I would start putting ORDER BY's in your query so it puts them in an order, when it's showing the record you want as the first one in the list, then add the LIMIT.
If you want the most recent, then the following should be good enough:
ORDER BY datagps.Fecha DESC, datagps.Hora DESC
If you simply want the record that was added to the database most recently (irregardless of the date/time fields), then you could (assuming you have an auto-incremental primary key in the datagps table (I assume it's called dataID for this example)):
ORDER BY datagps.dataID DESC
If these aren't showing the data you want - then there is something missing from your example (maybe data-types aren't DATETIME fields? - if not - then maybe a CONVERT to change them from their current type before ORDERing BY would be a good idea)
EDIT:
I've seen the screenshot and I'm confused as to what the issue is still. That appears to be showing everything in order. Are you implying that there are many more than 5 records? How many are you expecting?
Do you mean: for each record returned, you want the one row from the table datagps with the latest date and time attached to the result? If so, how about this:
# To show how the query will be executed
# comment to return actual results
EXPLAIN
SELECT
configgps.Fichagps, datacar.Ficha, groups.Nombre, datagps.Hora, datagps.Fecha,
datagps.Velocidad, datagps.Status, datagps.Calleune, datagps.Calletowo,
datagps.Temp, datagps.Longitud, datagps.Latitud, datagps.Evento,
datagps.Direccion, datagps.Provincia
FROM asigvehiculos
INNER JOIN datacar ON (asigvehiculos.Iddatacar = datacar.Id)
INNER JOIN configgps ON (datacar.Configgps = configgps.Id)
INNER JOIN clientdata ON (asigvehiculos.Idgroup = clientdata.group)
INNER JOIN groups ON (clientdata.group = groups.Id)
INNER JOIN datagps ON (configgps.Fichagps = datagps.Fichagps)
########### Add this section
LEFT JOIN datagps b ON (
configgps.Fichagps = b.Fichagps
# wrong condition
#AND datagps.Hora < b.Hora
#AND datagps.Fecha < b.Fecha)
# might prevent indexes to be used
AND (datagps.Fecha < b.Fecha OR (datagps.Fecha = b.Fecha AND datagps.Hora < b.Hora))
WHERE b.Fichagps IS NULL
###########
Group by configgps.Fichagps;
Similar question here only that that one uses outer joins.
Edit (again):
The conditions are wrong so corrected it.

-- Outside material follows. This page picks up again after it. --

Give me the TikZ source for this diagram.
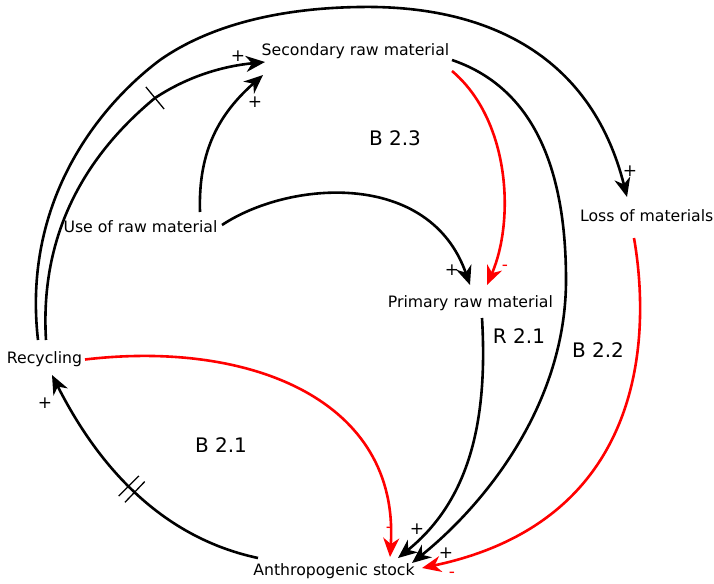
\documentclass[tikz,border=0pt]{standalone}
\usepackage{fontspec}
\setmainfont{DejaVu Sans}
\usetikzlibrary{arrows.meta}
\definecolor{linkred}{RGB}{255,0,0}
\begin{document}
\begin{tikzpicture}[x=1pt,y=-1pt,
  var/.style={inner sep=0pt, anchor=base, font=\fontsize{15.7}{18}\selectfont},
  loopname/.style={inner sep=0pt, anchor=base, font=\fontsize{20}{24}\selectfont},
  sign/.style={inner sep=0pt, font=\fontsize{17}{20}\selectfont},
  negsign/.style={sign, text=linkred},
  link/.style={line width=2.6pt, -{Stealth[length=19pt,width=16pt,inset=6pt]}},
  poslink/.style={link, draw=black},
  neglink/.style={link, draw=linkred},
  tickmark/.style={sloped, inner sep=0pt, minimum width=0pt, minimum height=26pt},
  tickline/.style={line width=1.3pt}]
\useasboundingbox (0,0) rectangle (714,583);

% variables
\node[var] (sec)  at (355.5,56)  {Secondary raw material};
\node[var] (use)  at (140.5,232) {Use of raw material};
\node[var] (loss) at (646.7,221) {Loss of materials};
\node[var] (prim) at (470.4,307) {Primary raw material};
\node[var] (rec)  at (44.5,363.5){Recycling};
\node[var] (anth) at (334,575)   {Anthropogenic stock};

% loop names
\node[loopname] (b23) at (395,146) {B 2.3};
\node[loopname] (b21) at (221,452) {B 2.1};
\node[loopname] (r21) at (519,343) {R 2.1};
\node[loopname] (b22) at (598,357) {B 2.2};

% Recycling -> Loss of materials (outer arc)
\draw[poslink] ([shift={(-6.5,-23.5)}]rec.base)
  .. controls (22,200) and (100,105) .. (160,60)
  .. controls (210,25) and (280,8) .. (360,7)
  .. controls (480,5) and (590,50) .. ([shift={(-19.7,-24)}]loss.base);

% Recycling -> Secondary raw material (delayed)
\draw[poslink] ([shift={(1.5,-23.5)}]rec.base)
  .. controls (40,240) and (80,160) .. (155,98) node[tickmark,pos=1] (d1) {}
  .. controls (190,75) and (225,66) .. ([shift={(-90.5,6)}]sec.base);
\draw[tickline] (d1.north) -- (d1.south);

% Use of raw material -> Secondary / Primary raw material
\draw[poslink] ([shift={(59.5,-20)}]use.base)
  .. controls (198,150) and (220,113) .. ([shift={(-92.5,19)}]sec.base);
\draw[poslink] ([shift={(81.5,-7)}]use.base)
  .. controls (290,180) and (430,170) .. ([shift={(-0.4,-22)}]prim.base);

% Secondary raw material -> Primary raw material
\draw[neglink] ([shift={(96.5,15)}]sec.base)
  .. controls (510,120) and (515,220) .. ([shift={(16.6,-22)}]prim.base);

% Secondary raw material -> Anthropogenic stock
\draw[poslink] ([shift={(96.5,4)}]sec.base)
  .. controls (540,90) and (566,180) .. (566,280)
  .. controls (566,400) and (490,500) .. ([shift={(78,-12)}]anth.base);

% Primary raw material -> Anthropogenic stock
\draw[poslink] ([shift={(11.6,11)}]prim.base)
  .. controls (488,420) and (470,500) .. ([shift={(64,-17)}]anth.base);

% Loss of materials -> Anthropogenic stock
\draw[neglink] ([shift={(-12.7,17)}]loss.base)
  .. controls (650,330) and (650,520) .. ([shift={(88,-7)}]anth.base);

% Recycling -> Anthropogenic stock
\draw[neglink] ([shift={(40.5,-4)}]rec.base)
  .. controls (250,340) and (400,400) .. ([shift={(56,-18)}]anth.base);

% Anthropogenic stock -> Recycling (delayed)
\draw[poslink] ([shift={(-76,-17)}]anth.base)
  .. controls (150,535) and (90,450) .. ([shift={(7.5,11.5)}]rec.base)
  node[tickmark,pos=.47] (d2a) {} node[tickmark,pos=.5] (d2b) {};
\draw[tickline] (d2a.north) -- (d2a.south);
\draw[tickline] (d2b.north) -- (d2b.south);

% polarities
\node[sign] (s1) at (238,56)  {+};
\node[sign] (s2) at (255,102) {+};
\node[sign] (s3) at (630,171) {+};
\node[sign] (s4) at (452,270) {+};
\node[negsign] (s5) at (505,268) {-};
\node[sign] (s6) at (45,403)  {+};
\node[negsign] (s7) at (389,530) {-};
\node[sign] (s8) at (417,529) {+};
\node[sign] (s9) at (446,553) {+};
\node[negsign] (s10) at (452,575) {-};
\end{tikzpicture}
\end{document}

Can you show us the output of the above EXPLAIN query so we can pinpoint where the bottle neck is?
As hurikhan77 said, it will be better if you could convert both of the the columns into a single datetime field - though I'm guessing this would not be possible for your case (since your database is already being used?)
Though if you can convert it, the condition (on the join) would become:
AND datagps.FechaHora < b.FechaHora
After that, add an index for datagps.FechaHora and the query would be fast(er).
What you probably want is getting the maximum of (Fecha,Hora) per grouped dataset? This is a little complicated to accomplish with your column types. You should combine Fecha and Hora into one column of type DATETIME. Then it's easy to just SELECT MAX(FechaHora) ... GROUP BY Fichagps.
It could have helped if you posted your table structure to understand the problem.